A growing number of films are easy to group together as post-2010 examinations of the American Dream in practice. They’ve achieved extraordinary results with examples like The Wolf of Wall St, The Bling Ring, The Big Short and Spring Breakers, and average results with Pain & Gain.
War Dogs hits on the same sweet spot, hits it well, but frustratingly teases a greatness it never quite achieves.
It’s a tale about the outrageous immorality of modern capitalism and one young man’s struggle to come to terms with his role in it.
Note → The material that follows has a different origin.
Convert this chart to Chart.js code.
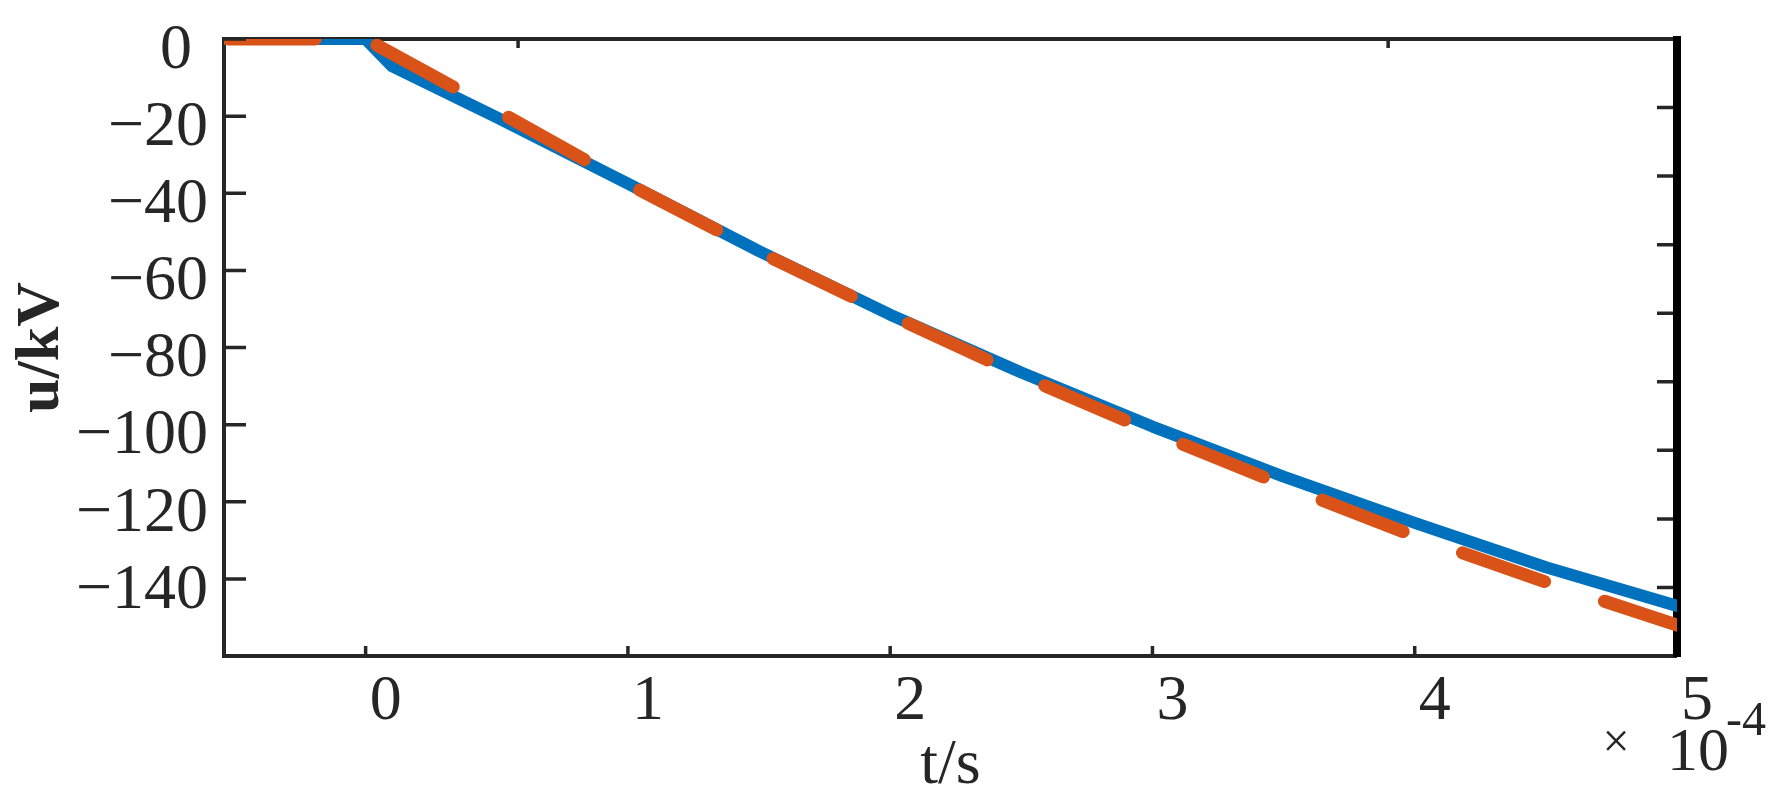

It’s at times giddily exciting, with filmmaker Todd Phillips tapping directly into the dark side of the American psyche, but then patchy storytelling and poor decisions let it down.
The near-relentless soundtrack finds a Scorsese-esque rhythm at times with brilliant uses of Pink Floyd, 50 Cent and Justice, but also suffers cringey, supremely obvious cuts from Aerosmith and Creedence Clearwater Revival, among others. There are plenty of examples of dialogue that are annoyingly obvious, too; characters needlessly spell things out as if Phillips isn’t confident the audience is smart enough to understand the film language he uses, which is indeed fairly basic. The Scarface references get so heavy-handed Jonah Hill might as well have been screaming “say hello to my little friend!”
It’s a shame, as I for one really dig Phillips’ illicit, debauched style of storytelling and War Dogs was an ideal project to apply it to after he got trapped in The Hangover trilogy. Perhaps it’s a lack of fine-tuning that means the end result is part-comedy that’s never quite funny enough, and part-meaningful true story that’s never quite meaningful enough. It’s still a fun ride for the most part and a shocking insight into some of the War on Terror’s dirty details, but this could have easily been so much more.